Ireland, for a small country, has a large number of self-propelled forage harvesters, many of which are the largest that brands such as Claas, John Deere, New Holland and Krone offer.

However, the Krone Big X 1180 edges the other brands in terms of power, carrying the title of being the world’s most powerful forage harvester in production.

Launched in 2018, the Big X 1180 produces a massive 1,156hp from its 24l Liebherr V12 engine. To help understand this, take for example your typical 120hp tractor, common on Irish farms. Now imagine 10 of these 120hp tractors combined as one.

These 10 tractors together would have the same horsepower as one Big X 1180. The horsepower of the average forage harvester in Ireland is currently in the region of 500hp, still plenty of power to chop grass.

The Big X 1180 in question was delivered to a large contracting outfit in Co Derry, just in time for the 2021 silage season.

This big machine comes with a big price tag.

If you want to say that 1,156hp is yours then you’ll have to be prepared to part with its list price of €550,000 plus VAT.

Claas Cougar 1400 self-propelled mower

The Claas Cougar 1400 in action earlier this season.

The Claas Cougar 1400 is one of the world’s largest self-propelled mowers, capable of mowing 12.6m (41ft) in just one pass. However, these particular machines are no longer in production.

Claas only built Cougar models for retail between 2005 and 2009. Since then, no other manufacturer has brought a larger self-propelled mower to market entirely.
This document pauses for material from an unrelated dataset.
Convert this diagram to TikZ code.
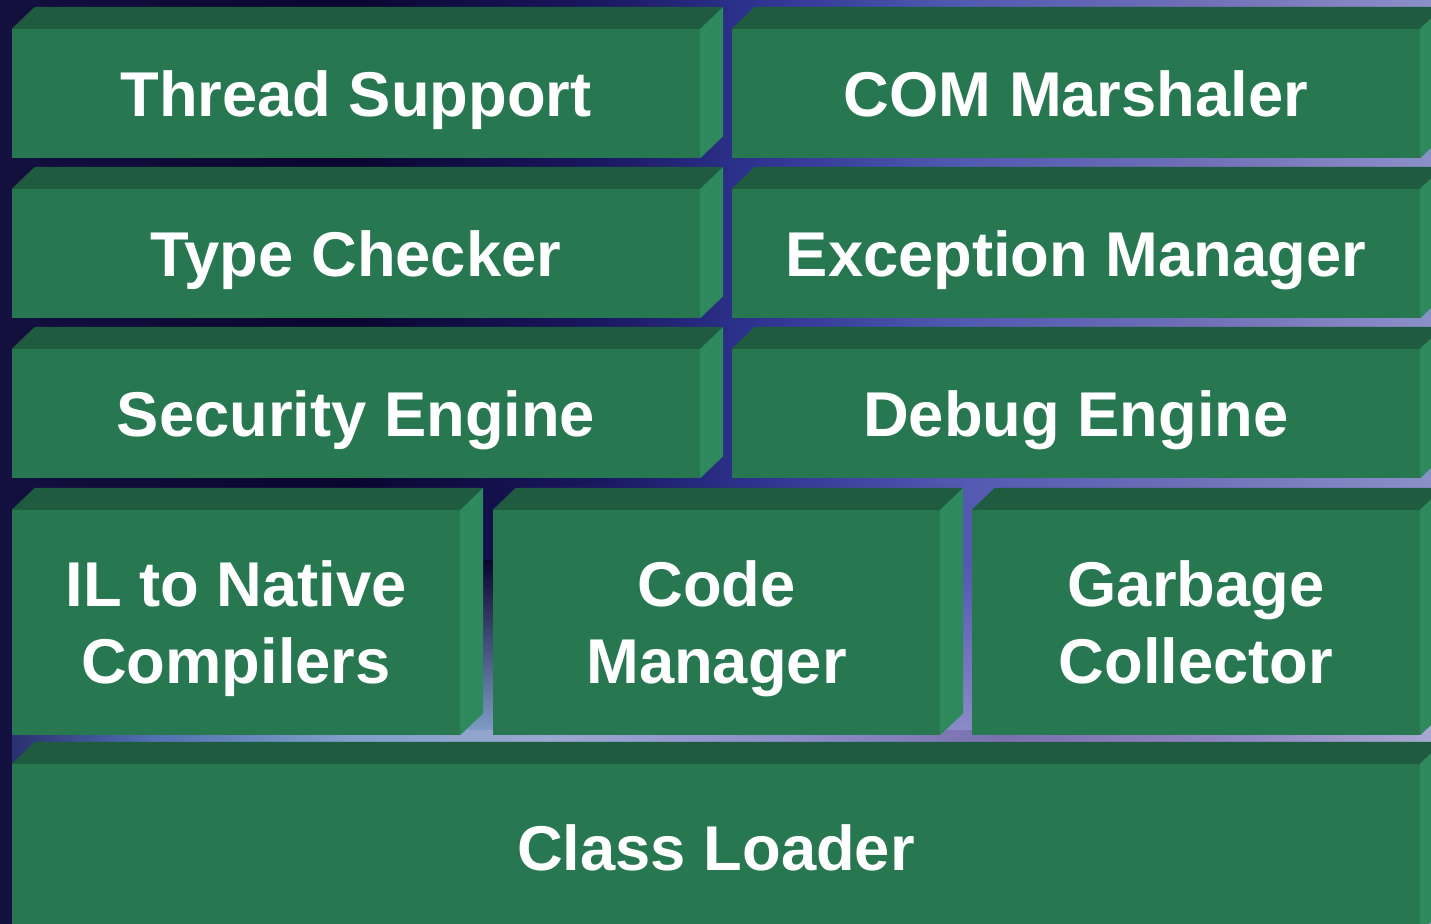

Krone did build a Big M 500 model capable of mowing 13.2m in one pass but it never went into full production. The closest competitor to the Cougar on the market today is the Krone Big M 450 with its mowing width of 9.95m (32.6ft).

Many of these machines are working in Irish contracting fleets.

This year, 12 years after Cougar production stopped, we saw the first Irish-bought machine arrive in the country. This machine started out its life with a large UK contractor before making its way to Westmeath contractors, Malone Agri.

With roughly only 100 units ever built, not many remain in action today.

The Cougar’s cab turns 180° depending on whether road or field mode is selected. Powering the Cougar is a 480hp Daimler Chrysler engine. Weighing in at 18,500kg, it is 11.5m long, 3.96m high and up to 3.5m wide.

Grimme Varitron 470 potato harvester

The Grimme Varitron 470 potato harvester in action.

The Grimme Varitron 470 is a self-propelled four-row potato harvester. Like most potato equipment, it might look unusual to some people.

This is because it is rather specialised in how it works. The harvester’s job is to pick the potatoes from the row and separate them from the soil.

Before self-propelled harvesters, all harvesters were trailed machines, meaning they were pulled using a tractor. This is still the case on many farms today.

The move was made 15-20 years ago towards self-propelled machines capable of lifting two rows of potatoes at once.

However, in the last five years a number of large Irish farmers have made the move to four-row machines which allow double the amount of potatoes to be harvested at the same time.

Effectively, one of these four-row machines can do the work of two older two-row machines. This not only reduces fuel used but the amount of workers needed for that particular job.

Some large potato farmers are moving to these four-row harvesters for these reasons mainly and cutting out a second harvester.

This machine also can help soils as it only drives half the distance in the field compared with smaller machines so creating less soil compaction and in other words, half the ruts when conditions are wet, which they can be around harvest time.

The Grimme Varitron 470 is fitted with a 460hp engine and weighs 34,000kg fully loaded. Buyers have the option of fitting these machines with rear wheels or tracks.

Being such specialised machines, many farmers tailor them from new to suit their preferences.

The Varitron 470 potato harvester can be up to 15.62m long by 3.86m wide and 4m high, so it’s fair to say it’s a machine not designed for tight spaces.